WHAT IS EXPECTED:
An exact copy of the records is required, minus the pictures they hold.

EXCERPTED RECORDS:
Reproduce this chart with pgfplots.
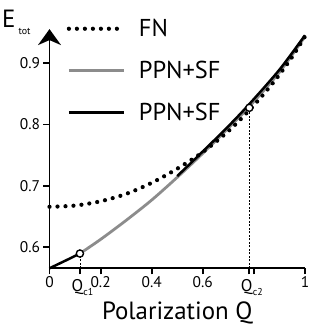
\documentclass[border=0pt]{standalone}
\usepackage{pgfplots}
\pgfplotsset{compat=1.18}
\usepackage{fontspec}
\setmainfont{PT Sans}
\usetikzlibrary{arrows.meta}
\definecolor{ppngray}{HTML}{8C8C8C}
\tikzset{
  fnstyle/.style={black, line width=4.2bp, line cap=round, dash pattern=on 0bp off 8bp},
  graystyle/.style={ppngray, line width=2.8bp},
  blackstyle/.style={black, line width=2.5bp},
}
\begin{document}
\begin{tikzpicture}
\begin{axis}[
  name=ax, at={(0,0)}, anchor=south west,
  scale only axis, width=255.5bp, height=239.2bp,
  xmin=0, xmax=1, ymin=0.566, ymax=0.955,
  clip=false,
  axis lines=left,
  axis line style={line width=1.8bp, black},
  x axis line style={-},
  y axis line style={-{Stealth[length=16bp,width=23bp,inset=5bp]}},
  xtick={0,0.2,0.4,0.6,0.8,1},
  xticklabels={0,0.2,0.4,0.6,,1},
  ytick={0.6,0.7,0.8,0.9},
  yticklabels={0.6,0.7,0.8,0.9},
  extra x ticks={0.119,0.782},
  extra x tick labels={Q\kern0.3bp\raisebox{-4bp}{\fontsize{10}{10}\selectfont c1},Q\kern0.3bp\raisebox{-4bp}{\fontsize{10}{10}\selectfont c2}},
  extra x tick style={tick label style={font=\fontsize{17}{17}\selectfont, xshift=2.5bp, yshift=-3bp}},
  tick align=outside,
  major tick length=6bp,
  tick style={line width=1.8bp, black},
  tick label style={font=\fontsize{15.5}{15.5}\selectfont},
  x tick label style={yshift=1bp},
  xlabel={Polarization Q},
  xlabel style={at={(axis description cs:0.5,0)}, anchor=base, yshift=-50.7bp, font=\fontsize{25}{25}\selectfont},
  legend image code/.code={\draw[#1] (0bp,0bp) -- (55bp,0bp); \path[draw=none] (0bp,0bp) -- (68bp,0bp);},
  legend cell align=left,
  legend style={draw=none, fill=none, inner sep=0pt, at={(axis description cs:0.067,1.05)}, anchor=north west,
    font=\fontsize{24.5}{28}\selectfont, row sep=19bp},
]
\addlegendimage{fnstyle}
\addlegendentry{FN}
\addlegendimage{graystyle}
\addlegendentry{PPN+SF}
\addlegendimage{blackstyle}
\addlegendentry{PPN+SF}

% gray PPN+SF branch
\addplot[graystyle, smooth, forget plot] coordinates {
(0.119,0.590) (0.2,0.613) (0.3,0.644) (0.4,0.677) (0.5,0.714) (0.6,0.753)
(0.7,0.794) (0.782,0.829) (0.9,0.885) (1.0,0.943)
};
% black PPN+SF branches
\addplot[blackstyle, smooth, forget plot] coordinates {
(0,0.566) (0.04,0.574) (0.08,0.582) (0.119,0.590)
};
\addplot[blackstyle, smooth, forget plot] coordinates {
(0.5,0.716) (0.6,0.756) (0.7,0.797) (0.782,0.833) (0.9,0.889) (1.0,0.945)
};
% FN
\addplot[fnstyle, smooth, forget plot] coordinates {
(0,0.666) (0.1,0.668) (0.2,0.675) (0.3,0.687) (0.4,0.705) (0.5,0.728)
(0.6,0.755) (0.7,0.789) (0.782,0.823) (0.85,0.855) (0.9,0.881) (0.95,0.910) (1.0,0.943)
};
% dashed guides
\addplot[black, line width=0.6bp, dash pattern=on 2bp off 1.5bp, forget plot] coordinates {(0.119,0.566) (0.119,0.585)};
\addplot[black, line width=0.6bp, dash pattern=on 2bp off 1.5bp, forget plot] coordinates {(0.782,0.566) (0.782,0.821)};
% circles
\addplot[only marks, mark=*, mark size=3.6bp, mark options={fill=white, draw=black, line width=1.4bp}, forget plot]
  coordinates {(0.119,0.590) (0.782,0.827)};
\node[anchor=base west, font=\fontsize{25}{25}\selectfont, inner sep=0pt] at (rel axis cs:0,1) [xshift=-47.5bp, yshift=1.3bp]
  {E\kern3bp\raisebox{-7bp}{\fontsize{10}{10}\selectfont tot}};
\end{axis}
\pgfresetboundingbox
\useasboundingbox (-49.5bp,-57.7bp) rectangle (260.5bp,268.3bp);
\end{tikzpicture}
\end{document}
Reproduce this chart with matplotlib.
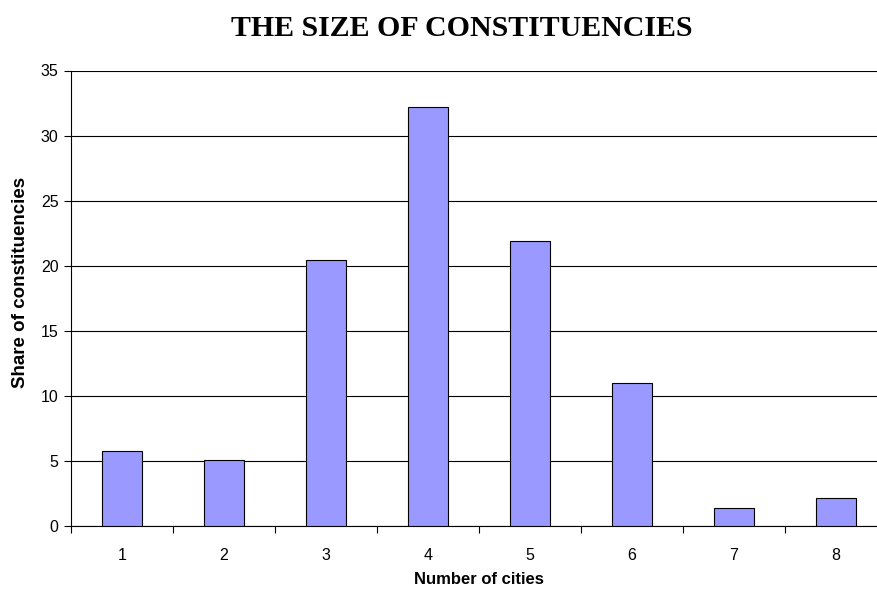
import matplotlib.pyplot as plt
import numpy as np

# Share of constituencies by number of cities
cities = ['1', '2', '3', '4', '5', '6', '7', '8']
share = [5.8, 5.1, 20.45, 32.2, 21.9, 11.0, 1.4, 2.15]

plt.rcParams['font.family'] = ['Liberation Sans', 'DejaVu Sans']

fig = plt.figure(figsize=(8.77, 5.96), dpi=100)
ax = fig.add_axes([71 / 877, 70 / 596, 816 / 877, 455.5 / 596])

x = np.arange(len(cities))
ax.bar(x, share, width=0.4, color='#9999FF', edgecolor='black', linewidth=0.8, zorder=3)

ax.set_xlim(-0.5, len(cities) - 0.5)
ax.set_ylim(0, 35)
ax.set_yticks(np.arange(0, 36, 5))
ax.yaxis.grid(True, color='black', linewidth=0.8)
ax.set_axisbelow(True)

# category labels centred, tick marks at the category boundaries
ax.set_xticks(x)
ax.set_xticklabels(cities, fontsize=11.5)
ax.set_xticks(np.arange(-0.5, len(cities)), minor=True)
ax.tick_params(axis='x', which='major', length=0, pad=15.5)
ax.tick_params(axis='x', which='minor', length=5, width=0.8, direction='out')
ax.tick_params(axis='y', length=5, width=0.8, labelsize=11.5, pad=4)

for side in ['top', 'right']:
    ax.spines[side].set_visible(False)
ax.spines['left'].set_linewidth(0.8)
ax.spines['bottom'].set_linewidth(0.8)

ax.set_xlabel('Number of cities', fontsize=12, fontweight='bold')
ax.xaxis.set_label_coords(0.5, -0.1)
ax.set_ylabel('Share of constituencies', fontsize=13.5, fontweight='bold')
ax.yaxis.set_label_coords(-0.052, 0.535)

fig.text(462 / 877, 1 - 28 / 596, 'THE SIZE OF CONSTITUENCIES', ha='center', va='center',
         fontsize=21.5, fontweight='bold', family='Liberation Serif')

fig.savefig('out.png', dpi=100)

SOLVED EXERCISE:
Reproduce this chart with pgfplots.
\documentclass[border=0pt]{standalone}
\usepackage{pgfplots}
\pgfplotsset{compat=1.18}
\usepackage{fontspec}
\setmainfont{PT Sans}
\usetikzlibrary{arrows.meta}
\definecolor{ppngray}{HTML}{8C8C8C}
\tikzset{
  fnstyle/.style={black, line width=4.2bp, line cap=round, dash pattern=on 0bp off 8bp},
  graystyle/.style={ppngray, line width=2.8bp},
  blackstyle/.style={black, line width=2.5bp},
}
\begin{document}
\begin{tikzpicture}
\begin{axis}[
  name=ax, at={(0,0)}, anchor=south west,
  scale only axis, width=255.5bp, height=239.2bp,
  xmin=0, xmax=1, ymin=0.566, ymax=0.955,
  clip=false,
  axis lines=left,
  axis line style={line width=1.8bp, black},
  x axis line style={-},
  y axis line style={-{Stealth[length=16bp,width=23bp,inset=5bp]}},
  xtick={0,0.2,0.4,0.6,0.8,1},
  xticklabels={0,0.2,0.4,0.6,,1},
  ytick={0.6,0.7,0.8,0.9},
  yticklabels={0.6,0.7,0.8,0.9},
  extra x ticks={0.119,0.782},
  extra x tick labels={Q\kern0.3bp\raisebox{-4bp}{\fontsize{10}{10}\selectfont c1},Q\kern0.3bp\raisebox{-4bp}{\fontsize{10}{10}\selectfont c2}},
  extra x tick style={tick label style={font=\fontsize{17}{17}\selectfont, xshift=2.5bp, yshift=-3bp}},
  tick align=outside,
  major tick length=6bp,
  tick style={line width=1.8bp, black},
  tick label style={font=\fontsize{15.5}{15.5}\selectfont},
  x tick label style={yshift=1bp},
  xlabel={Polarization Q},
  xlabel style={at={(axis description cs:0.5,0)}, anchor=base, yshift=-50.7bp, font=\fontsize{25}{25}\selectfont},
  legend image code/.code={\draw[#1] (0bp,0bp) -- (55bp,0bp); \path[draw=none] (0bp,0bp) -- (68bp,0bp);},
  legend cell align=left,
  legend style={draw=none, fill=none, inner sep=0pt, at={(axis description cs:0.067,1.05)}, anchor=north west,
    font=\fontsize{24.5}{28}\selectfont, row sep=19bp},
]
\addlegendimage{fnstyle}
\addlegendentry{FN}
\addlegendimage{graystyle}
\addlegendentry{PPN+SF}
\addlegendimage{blackstyle}
\addlegendentry{PPN+SF}

% gray PPN+SF branch
\addplot[graystyle, smooth, forget plot] coordinates {
(0.119,0.590) (0.2,0.613) (0.3,0.644) (0.4,0.677) (0.5,0.714) (0.6,0.753)
(0.7,0.794) (0.782,0.829) (0.9,0.885) (1.0,0.943)
};
% black PPN+SF branches
\addplot[blackstyle, smooth, forget plot] coordinates {
(0,0.566) (0.04,0.574) (0.08,0.582) (0.119,0.590)
};
\addplot[blackstyle, smooth, forget plot] coordinates {
(0.5,0.716) (0.6,0.756) (0.7,0.797) (0.782,0.833) (0.9,0.889) (1.0,0.945)
};
% FN
\addplot[fnstyle, smooth, forget plot] coordinates {
(0,0.666) (0.1,0.668) (0.2,0.675) (0.3,0.687) (0.4,0.705) (0.5,0.728)
(0.6,0.755) (0.7,0.789) (0.782,0.823) (0.85,0.855) (0.9,0.881) (0.95,0.910) (1.0,0.943)
};
% dashed guides
\addplot[black, line width=0.6bp, dash pattern=on 2bp off 1.5bp, forget plot] coordinates {(0.119,0.566) (0.119,0.585)};
\addplot[black, line width=0.6bp, dash pattern=on 2bp off 1.5bp, forget plot] coordinates {(0.782,0.566) (0.782,0.821)};
% circles
\addplot[only marks, mark=*, mark size=3.6bp, mark options={fill=white, draw=black, line width=1.4bp}, forget plot]
  coordinates {(0.119,0.590) (0.782,0.827)};
\node[anchor=base west, font=\fontsize{25}{25}\selectfont, inner sep=0pt] at (rel axis cs:0,1) [xshift=-47.5bp, yshift=1.3bp]
  {E\kern3bp\raisebox{-7bp}{\fontsize{10}{10}\selectfont tot}};
\end{axis}
\pgfresetboundingbox
\useasboundingbox (-49.5bp,-57.7bp) rectangle (260.5bp,268.3bp);
\end{tikzpicture}
\end{document}
Reproduce this chart with matplotlib.
import matplotlib.pyplot as plt
import numpy as np

# Share of constituencies by number of cities
cities = ['1', '2', '3', '4', '5', '6', '7', '8']
share = [5.8, 5.1, 20.45, 32.2, 21.9, 11.0, 1.4, 2.15]

plt.rcParams['font.family'] = ['Liberation Sans', 'DejaVu Sans']

fig = plt.figure(figsize=(8.77, 5.96), dpi=100)
ax = fig.add_axes([71 / 877, 70 / 596, 816 / 877, 455.5 / 596])

x = np.arange(len(cities))
ax.bar(x, share, width=0.4, color='#9999FF', edgecolor='black', linewidth=0.8, zorder=3)

ax.set_xlim(-0.5, len(cities) - 0.5)
ax.set_ylim(0, 35)
ax.set_yticks(np.arange(0, 36, 5))
ax.yaxis.grid(True, color='black', linewidth=0.8)
ax.set_axisbelow(True)

# category labels centred, tick marks at the category boundaries
ax.set_xticks(x)
ax.set_xticklabels(cities, fontsize=11.5)
ax.set_xticks(np.arange(-0.5, len(cities)), minor=True)
ax.tick_params(axis='x', which='major', length=0, pad=15.5)
ax.tick_params(axis='x', which='minor', length=5, width=0.8, direction='out')
ax.tick_params(axis='y', length=5, width=0.8, labelsize=11.5, pad=4)

for side in ['top', 'right']:
    ax.spines[side].set_visible(False)
ax.spines['left'].set_linewidth(0.8)
ax.spines['bottom'].set_linewidth(0.8)

ax.set_xlabel('Number of cities', fontsize=12, fontweight='bold')
ax.xaxis.set_label_coords(0.5, -0.1)
ax.set_ylabel('Share of constituencies', fontsize=13.5, fontweight='bold')
ax.yaxis.set_label_coords(-0.052, 0.535)

fig.text(462 / 877, 1 - 28 / 596, 'THE SIZE OF CONSTITUENCIES', ha='center', va='center',
         fontsize=21.5, fontweight='bold', family='Liberation Serif')

fig.savefig('out.png', dpi=100)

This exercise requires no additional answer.